JAD sebenarnya sudah melakukan perubahan nama sebelum keputusan PN Jakarta Selatan ini dengan membuat organisasi baru Jamaah Ansharut Khilafah (JAK) dengan pengurus kurang lebih sama dan tujuan yang sama mendirikan khilafah.

“Adaptasi organisasional inilah yang kemudian nanti mungkin akan mempersulit pergerakan mereka karena bagaimanapun sebuah organisasi yang sudah dirumuskan dengan nama yang sangat baik, sangat bagus, dengan latar belakang dan alasan-alasan tertentu yang sifatnya teologis itu akan sulit mencari nama-nama baru,” tambah Al Chaidar.

Intoleransi akar masalah

Kenyataannya adalah sejumlah tindak terorisme seperti pengeboman tetap terjadi.
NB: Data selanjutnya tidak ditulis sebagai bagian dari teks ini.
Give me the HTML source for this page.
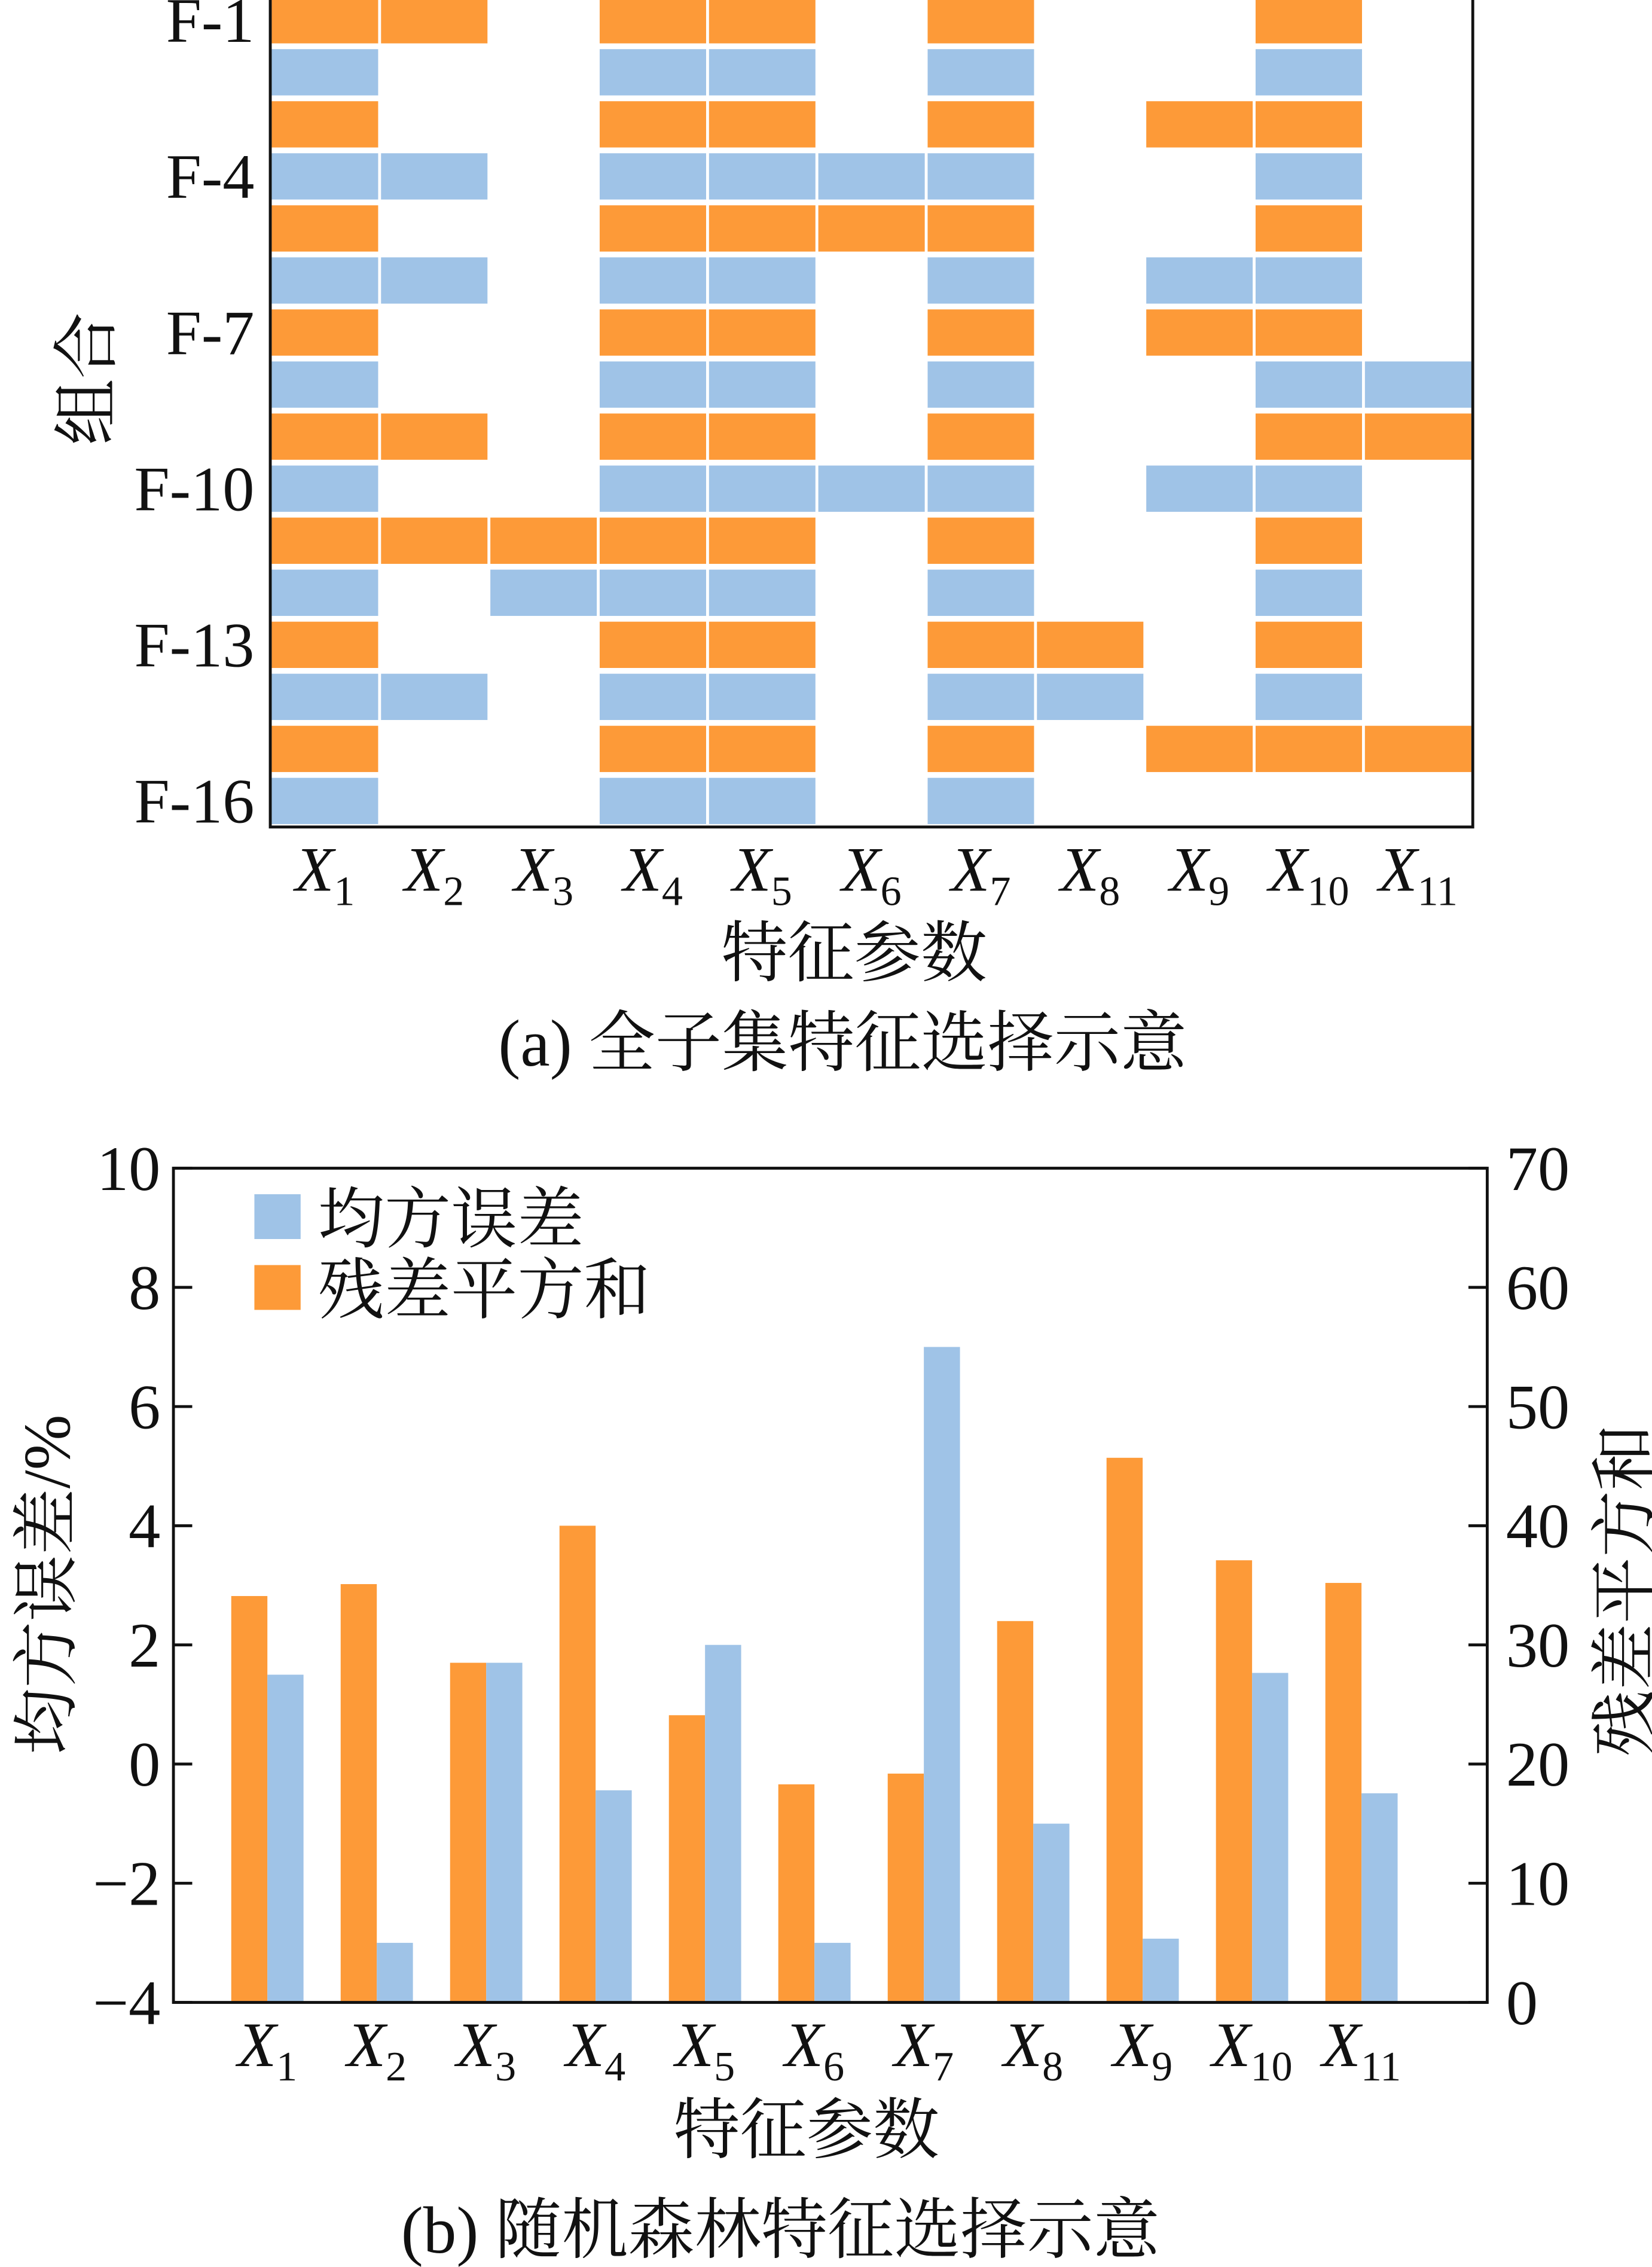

Sudah ribuan orang diproses hukum, ditangkap sejak tindak terorisme bom Natal tahun 2000 yang meledak serentak di sejumlah gereja di beberapa kota.

Salah satu penyebabnya adalah bagi teroris, hukuman badan tidak akan membuat mereka jera, karena yang lebih penting adalah kehidupan setelahnya.
Keputusan PN Jaksel terkait JAD memang lebih berarti secara hukum dibandingkan vonis JI tahun 2008, tetapi dengan meningkatnya intoleransi di tengah masyarakat, tetap saja ada kemungkinan muncul radikalisme yang akhirnya dapat menimbulkan tindakan terorisme.

“Hal yang juga harus dilaksanakan secara beriringan adalah tidak hanya kontra terorisme kepada mereka yang ingin melakukan aksi teror, tetapi pencegahan radikalisasi atau pendidikan radikalisme, karena tidak ada terorisme tanpa radikalisme dan bibit dari radikalisme itu adalah intoleransi. Kalau kita melakukan pencegahan di tingkatan bibit-bibit awal, maka potensi orang melakukan terorisme akan tetap tinggi,” kata Rakyan Adibrata.

Sejumlah kajian menyebutkan akhir-akhir ini tingkat intoleransi meningkat di kota-kota besar, di antara penduduk yang berpendidikan dan bertingkat ekonomi tinggi.

Survei Wahid Institute tahun 2017 tentang radikalisme dan intoleransi menyebutkan sebanyak 11 juta orang bersedia melakukan tindakan radikal. Sebanyak 0,4% penduduk Indonesia pernah bertindak radikal, sedangkan 7,7% mau bertindak radikal kalau memungkinkan. Hal ini tidak berhubungan dengan rendahnya pendidikan atau penghasilan.

“Dalam beberapa hal banyak di antara kelompok-kelompok teroris itu setelah terbatas kegiatan mereka, mereka lebih mengarahkan kepada tindakan-tindakan ataupun gerakan-gerakan intoleran. Dan itu dianggap sebagai kompensasi atas keterbatasan yang mereka temukan di lapangan. Ya, karena mendapatkan darah baru dari kelompok-kelompok yang teroris,” kata Al Chaidar.